*RAW DATA*:
□ □ □ □ □ □ □

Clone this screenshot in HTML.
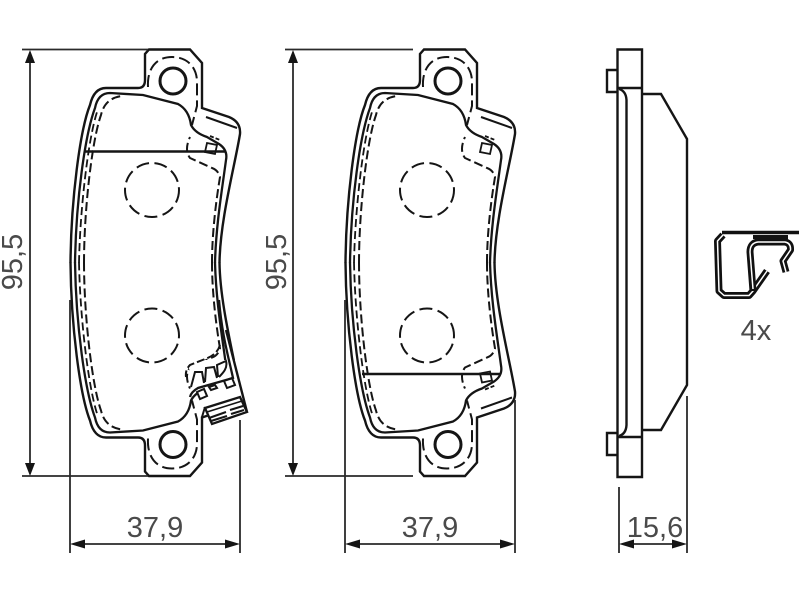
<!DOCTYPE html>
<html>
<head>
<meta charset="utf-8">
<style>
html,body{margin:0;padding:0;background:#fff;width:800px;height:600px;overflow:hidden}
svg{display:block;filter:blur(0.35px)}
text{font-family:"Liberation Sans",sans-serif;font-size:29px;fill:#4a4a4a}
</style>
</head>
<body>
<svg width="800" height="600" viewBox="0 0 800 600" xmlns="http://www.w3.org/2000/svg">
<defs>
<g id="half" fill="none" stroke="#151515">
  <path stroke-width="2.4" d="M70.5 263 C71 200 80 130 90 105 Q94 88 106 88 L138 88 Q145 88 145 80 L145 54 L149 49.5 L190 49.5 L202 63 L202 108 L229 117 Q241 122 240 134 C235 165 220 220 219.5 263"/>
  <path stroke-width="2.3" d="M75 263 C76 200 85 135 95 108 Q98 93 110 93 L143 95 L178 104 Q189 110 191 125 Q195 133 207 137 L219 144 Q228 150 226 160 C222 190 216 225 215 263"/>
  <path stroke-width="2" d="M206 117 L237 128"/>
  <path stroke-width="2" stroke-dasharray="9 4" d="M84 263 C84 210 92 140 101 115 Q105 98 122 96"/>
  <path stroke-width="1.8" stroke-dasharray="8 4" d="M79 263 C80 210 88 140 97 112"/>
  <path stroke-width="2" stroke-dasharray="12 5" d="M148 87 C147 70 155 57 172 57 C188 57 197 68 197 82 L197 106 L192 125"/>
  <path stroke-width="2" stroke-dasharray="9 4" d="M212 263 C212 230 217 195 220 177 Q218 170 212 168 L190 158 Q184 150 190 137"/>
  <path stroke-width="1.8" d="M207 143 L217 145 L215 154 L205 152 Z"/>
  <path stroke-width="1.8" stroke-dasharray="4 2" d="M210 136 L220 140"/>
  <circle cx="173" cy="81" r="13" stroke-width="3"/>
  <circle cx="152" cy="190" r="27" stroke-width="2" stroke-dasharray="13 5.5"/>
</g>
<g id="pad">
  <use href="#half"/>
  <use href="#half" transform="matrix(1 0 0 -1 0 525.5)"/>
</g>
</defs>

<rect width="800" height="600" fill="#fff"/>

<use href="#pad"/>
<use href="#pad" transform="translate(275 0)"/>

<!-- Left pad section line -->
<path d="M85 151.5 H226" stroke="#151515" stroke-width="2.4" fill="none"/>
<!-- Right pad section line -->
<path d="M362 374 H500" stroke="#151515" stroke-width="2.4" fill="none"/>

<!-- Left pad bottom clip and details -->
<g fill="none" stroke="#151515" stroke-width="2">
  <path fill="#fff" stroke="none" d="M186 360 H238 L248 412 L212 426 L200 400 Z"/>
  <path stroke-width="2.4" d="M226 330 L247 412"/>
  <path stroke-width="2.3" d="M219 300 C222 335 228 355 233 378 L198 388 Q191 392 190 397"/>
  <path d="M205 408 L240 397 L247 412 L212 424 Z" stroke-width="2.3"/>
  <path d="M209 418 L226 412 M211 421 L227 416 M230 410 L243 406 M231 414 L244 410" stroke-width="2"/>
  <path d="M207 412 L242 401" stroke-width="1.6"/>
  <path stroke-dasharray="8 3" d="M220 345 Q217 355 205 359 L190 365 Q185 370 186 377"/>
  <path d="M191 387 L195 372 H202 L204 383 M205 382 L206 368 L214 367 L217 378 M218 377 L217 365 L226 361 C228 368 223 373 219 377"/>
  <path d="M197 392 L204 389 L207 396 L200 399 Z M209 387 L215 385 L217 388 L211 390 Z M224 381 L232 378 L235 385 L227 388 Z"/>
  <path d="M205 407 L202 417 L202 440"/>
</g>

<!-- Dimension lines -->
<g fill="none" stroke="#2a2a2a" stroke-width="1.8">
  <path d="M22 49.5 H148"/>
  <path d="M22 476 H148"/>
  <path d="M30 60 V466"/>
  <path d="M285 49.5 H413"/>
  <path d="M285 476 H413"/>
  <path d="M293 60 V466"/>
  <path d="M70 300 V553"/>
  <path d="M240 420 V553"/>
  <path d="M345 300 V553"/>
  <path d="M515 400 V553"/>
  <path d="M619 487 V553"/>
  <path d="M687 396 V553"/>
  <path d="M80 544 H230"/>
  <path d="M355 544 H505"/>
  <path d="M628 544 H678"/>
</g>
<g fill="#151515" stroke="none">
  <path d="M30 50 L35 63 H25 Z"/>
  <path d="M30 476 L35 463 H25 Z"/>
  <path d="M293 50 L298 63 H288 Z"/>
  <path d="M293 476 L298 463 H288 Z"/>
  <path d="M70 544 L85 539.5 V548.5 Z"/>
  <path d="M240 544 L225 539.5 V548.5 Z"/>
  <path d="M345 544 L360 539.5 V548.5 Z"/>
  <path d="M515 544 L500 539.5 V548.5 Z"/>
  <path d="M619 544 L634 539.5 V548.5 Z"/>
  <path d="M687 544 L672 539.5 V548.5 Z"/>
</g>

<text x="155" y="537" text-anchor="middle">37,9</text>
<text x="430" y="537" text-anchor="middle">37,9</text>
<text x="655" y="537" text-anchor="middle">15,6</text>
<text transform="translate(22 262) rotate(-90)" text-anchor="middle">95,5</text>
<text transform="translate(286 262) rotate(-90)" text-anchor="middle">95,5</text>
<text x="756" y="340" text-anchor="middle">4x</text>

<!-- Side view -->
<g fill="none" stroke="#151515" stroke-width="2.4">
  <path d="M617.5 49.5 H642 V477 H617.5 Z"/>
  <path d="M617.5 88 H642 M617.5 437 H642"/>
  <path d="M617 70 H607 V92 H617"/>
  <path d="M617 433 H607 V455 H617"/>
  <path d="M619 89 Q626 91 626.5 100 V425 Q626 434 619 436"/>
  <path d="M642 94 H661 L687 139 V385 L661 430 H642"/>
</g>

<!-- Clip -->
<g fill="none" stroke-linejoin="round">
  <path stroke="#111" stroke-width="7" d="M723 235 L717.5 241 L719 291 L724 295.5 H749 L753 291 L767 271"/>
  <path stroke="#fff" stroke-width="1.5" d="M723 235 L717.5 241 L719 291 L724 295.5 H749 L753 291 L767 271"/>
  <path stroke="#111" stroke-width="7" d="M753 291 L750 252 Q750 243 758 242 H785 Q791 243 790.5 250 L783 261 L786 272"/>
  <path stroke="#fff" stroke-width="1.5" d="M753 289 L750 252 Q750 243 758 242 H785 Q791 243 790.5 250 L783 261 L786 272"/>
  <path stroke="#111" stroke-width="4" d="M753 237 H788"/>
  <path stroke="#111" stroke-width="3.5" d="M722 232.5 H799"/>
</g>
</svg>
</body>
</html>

□ □ □ □ □ □ □

*PROBLEM DETAILS*: Leaving out the pictures, repeat the data above exactly.

*TASK OUTPUT*:
Clone this screenshot in HTML.
<!DOCTYPE html>
<html>
<head>
<meta charset="utf-8">
<style>
html,body{margin:0;padding:0;background:#fff;width:800px;height:600px;overflow:hidden}
svg{display:block;filter:blur(0.35px)}
text{font-family:"Liberation Sans",sans-serif;font-size:29px;fill:#4a4a4a}
</style>
</head>
<body>
<svg width="800" height="600" viewBox="0 0 800 600" xmlns="http://www.w3.org/2000/svg">
<defs>
<g id="half" fill="none" stroke="#151515">
  <path stroke-width="2.4" d="M70.5 263 C71 200 80 130 90 105 Q94 88 106 88 L138 88 Q145 88 145 80 L145 54 L149 49.5 L190 49.5 L202 63 L202 108 L229 117 Q241 122 240 134 C235 165 220 220 219.5 263"/>
  <path stroke-width="2.3" d="M75 263 C76 200 85 135 95 108 Q98 93 110 93 L143 95 L178 104 Q189 110 191 125 Q195 133 207 137 L219 144 Q228 150 226 160 C222 190 216 225 215 263"/>
  <path stroke-width="2" d="M206 117 L237 128"/>
  <path stroke-width="2" stroke-dasharray="9 4" d="M84 263 C84 210 92 140 101 115 Q105 98 122 96"/>
  <path stroke-width="1.8" stroke-dasharray="8 4" d="M79 263 C80 210 88 140 97 112"/>
  <path stroke-width="2" stroke-dasharray="12 5" d="M148 87 C147 70 155 57 172 57 C188 57 197 68 197 82 L197 106 L192 125"/>
  <path stroke-width="2" stroke-dasharray="9 4" d="M212 263 C212 230 217 195 220 177 Q218 170 212 168 L190 158 Q184 150 190 137"/>
  <path stroke-width="1.8" d="M207 143 L217 145 L215 154 L205 152 Z"/>
  <path stroke-width="1.8" stroke-dasharray="4 2" d="M210 136 L220 140"/>
  <circle cx="173" cy="81" r="13" stroke-width="3"/>
  <circle cx="152" cy="190" r="27" stroke-width="2" stroke-dasharray="13 5.5"/>
</g>
<g id="pad">
  <use href="#half"/>
  <use href="#half" transform="matrix(1 0 0 -1 0 525.5)"/>
</g>
</defs>

<rect width="800" height="600" fill="#fff"/>

<use href="#pad"/>
<use href="#pad" transform="translate(275 0)"/>

<!-- Left pad section line -->
<path d="M85 151.5 H226" stroke="#151515" stroke-width="2.4" fill="none"/>
<!-- Right pad section line -->
<path d="M362 374 H500" stroke="#151515" stroke-width="2.4" fill="none"/>

<!-- Left pad bottom clip and details -->
<g fill="none" stroke="#151515" stroke-width="2">
  <path fill="#fff" stroke="none" d="M186 360 H238 L248 412 L212 426 L200 400 Z"/>
  <path stroke-width="2.4" d="M226 330 L247 412"/>
  <path stroke-width="2.3" d="M219 300 C222 335 228 355 233 378 L198 388 Q191 392 190 397"/>
  <path d="M205 408 L240 397 L247 412 L212 424 Z" stroke-width="2.3"/>
  <path d="M209 418 L226 412 M211 421 L227 416 M230 410 L243 406 M231 414 L244 410" stroke-width="2"/>
  <path d="M207 412 L242 401" stroke-width="1.6"/>
  <path stroke-dasharray="8 3" d="M220 345 Q217 355 205 359 L190 365 Q185 370 186 377"/>
  <path d="M191 387 L195 372 H202 L204 383 M205 382 L206 368 L214 367 L217 378 M218 377 L217 365 L226 361 C228 368 223 373 219 377"/>
  <path d="M197 392 L204 389 L207 396 L200 399 Z M209 387 L215 385 L217 388 L211 390 Z M224 381 L232 378 L235 385 L227 388 Z"/>
  <path d="M205 407 L202 417 L202 440"/>
</g>

<!-- Dimension lines -->
<g fill="none" stroke="#2a2a2a" stroke-width="1.8">
  <path d="M22 49.5 H148"/>
  <path d="M22 476 H148"/>
  <path d="M30 60 V466"/>
  <path d="M285 49.5 H413"/>
  <path d="M285 476 H413"/>
  <path d="M293 60 V466"/>
  <path d="M70 300 V553"/>
  <path d="M240 420 V553"/>
  <path d="M345 300 V553"/>
  <path d="M515 400 V553"/>
  <path d="M619 487 V553"/>
  <path d="M687 396 V553"/>
  <path d="M80 544 H230"/>
  <path d="M355 544 H505"/>
  <path d="M628 544 H678"/>
</g>
<g fill="#151515" stroke="none">
  <path d="M30 50 L35 63 H25 Z"/>
  <path d="M30 476 L35 463 H25 Z"/>
  <path d="M293 50 L298 63 H288 Z"/>
  <path d="M293 476 L298 463 H288 Z"/>
  <path d="M70 544 L85 539.5 V548.5 Z"/>
  <path d="M240 544 L225 539.5 V548.5 Z"/>
  <path d="M345 544 L360 539.5 V548.5 Z"/>
  <path d="M515 544 L500 539.5 V548.5 Z"/>
  <path d="M619 544 L634 539.5 V548.5 Z"/>
  <path d="M687 544 L672 539.5 V548.5 Z"/>
</g>

<text x="155" y="537" text-anchor="middle">37,9</text>
<text x="430" y="537" text-anchor="middle">37,9</text>
<text x="655" y="537" text-anchor="middle">15,6</text>
<text transform="translate(22 262) rotate(-90)" text-anchor="middle">95,5</text>
<text transform="translate(286 262) rotate(-90)" text-anchor="middle">95,5</text>
<text x="756" y="340" text-anchor="middle">4x</text>

<!-- Side view -->
<g fill="none" stroke="#151515" stroke-width="2.4">
  <path d="M617.5 49.5 H642 V477 H617.5 Z"/>
  <path d="M617.5 88 H642 M617.5 437 H642"/>
  <path d="M617 70 H607 V92 H617"/>
  <path d="M617 433 H607 V455 H617"/>
  <path d="M619 89 Q626 91 626.5 100 V425 Q626 434 619 436"/>
  <path d="M642 94 H661 L687 139 V385 L661 430 H642"/>
</g>

<!-- Clip -->
<g fill="none" stroke-linejoin="round">
  <path stroke="#111" stroke-width="7" d="M723 235 L717.5 241 L719 291 L724 295.5 H749 L753 291 L767 271"/>
  <path stroke="#fff" stroke-width="1.5" d="M723 235 L717.5 241 L719 291 L724 295.5 H749 L753 291 L767 271"/>
  <path stroke="#111" stroke-width="7" d="M753 291 L750 252 Q750 243 758 242 H785 Q791 243 790.5 250 L783 261 L786 272"/>
  <path stroke="#fff" stroke-width="1.5" d="M753 289 L750 252 Q750 243 758 242 H785 Q791 243 790.5 250 L783 261 L786 272"/>
  <path stroke="#111" stroke-width="4" d="M753 237 H788"/>
  <path stroke="#111" stroke-width="3.5" d="M722 232.5 H799"/>
</g>
</svg>
</body>
</html>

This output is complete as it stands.